Rosh Hashana is considered hayom harat olam, the birthday of the world. There is an order to the world and we have our place in that order. As we stand in front of God as Creator, we reckon with our smallness and our limitations as well as our vast potential as one of God’s creatures. Rosh Hashana is also yom hadin, the day of judgment on which we are on trial and God is our Judge. As our life hangs in the balance, we pray to be written into the Book of Life for the year to come. On Yom Kippur, this theme of living in the balance between life and death intensifies, as we deny ourselves food and drink and as some of us don a kittel, the same white robe that we are buried in. We spend the day reciting vidui, the confessional prayer, in which we enumerate the ways we have missed the mark this past year, and we beseech God to have compassion on us. On Rosh Hashana and Yom Kippur we look directly at our fragility and mortality. We look death in the face.
We are then commanded to dwell in sukkot for seven days, beginning four days after Yom Kippur. Sukkot is referred to as z’man simchateinu, the time of our joy. We move out of the security and safety of our homes and into a fragile and slightly precarious structure. And we are meant to rejoice. What is this joy that we are to experience? Rabbi Alan Lew suggests that “perhaps this joy is precisely the joy of being stripped naked, the joy of being flush with life, the joy of having nothing between our skin and the wind and the starlight, nothing between us and the world. We have spent the past many weeks stripping ourselves naked – acknowledging our brokenness, allowing ourselves to see what we won’t usually look at, embracing the emptiness at the core of our experience, reducing our lives to a series of impulses that rise up and then fall away again… We have invited ourselves to entertain the possibility that we might die. On Rosh Hashana it is written, we acknowledge, who will live and who will die, and by Yom Kippur we have acknowledged that it may very well be us who does.”
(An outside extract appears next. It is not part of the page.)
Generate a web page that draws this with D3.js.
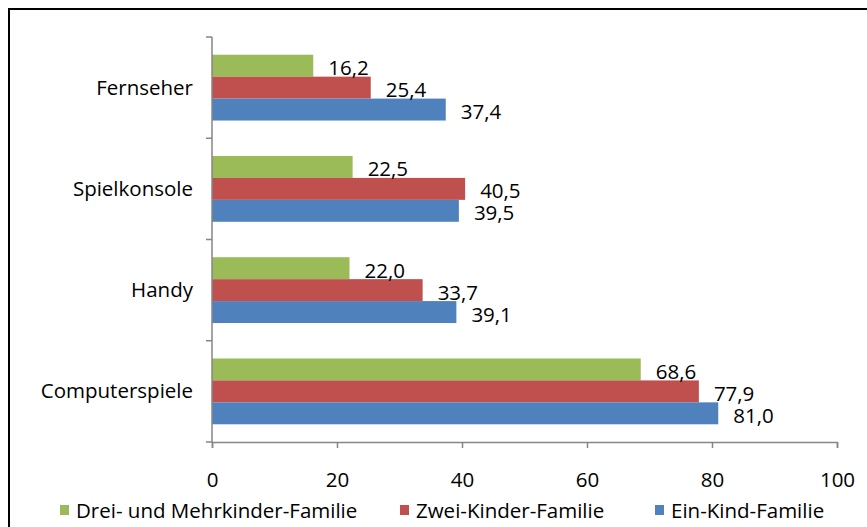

As the climate crisis intensifies, and as the impacts on our communities increase and are felt across the globe, we can take note of that brokenness that Rabbi Lew describes. We can allow ourselves to reckon with our own fragility and mortality, feel the pain that comes with the overwhelming devastation that climate change causes, and face the fear of how great our losses will be in the years to come.
But we don’t stop there. When we accept the possibility of death head on and in community, we are more able to then turn and embrace life fully, to recommit ourselves to being fully alive and to pursue life in every arena that we can. To be alive is joyous; it is our birthright. We get to build deep relationships, to seek out connection, to take note of what we have and experience heartfelt gratitude, to marvel at the complex and beautiful world that God has created and our part in that world. This joy at being alive can help nurture and sustain us as we continue our work. And our work, in turn, can be joyous.
This Sukkot, may we hold close and dear the words we uttered on Rosh Hashana and Yom Kippur when we invoked God as melekh hafetz bahayim - God Who desires life, God Who wants us to choose life. May we choose life in the coming year.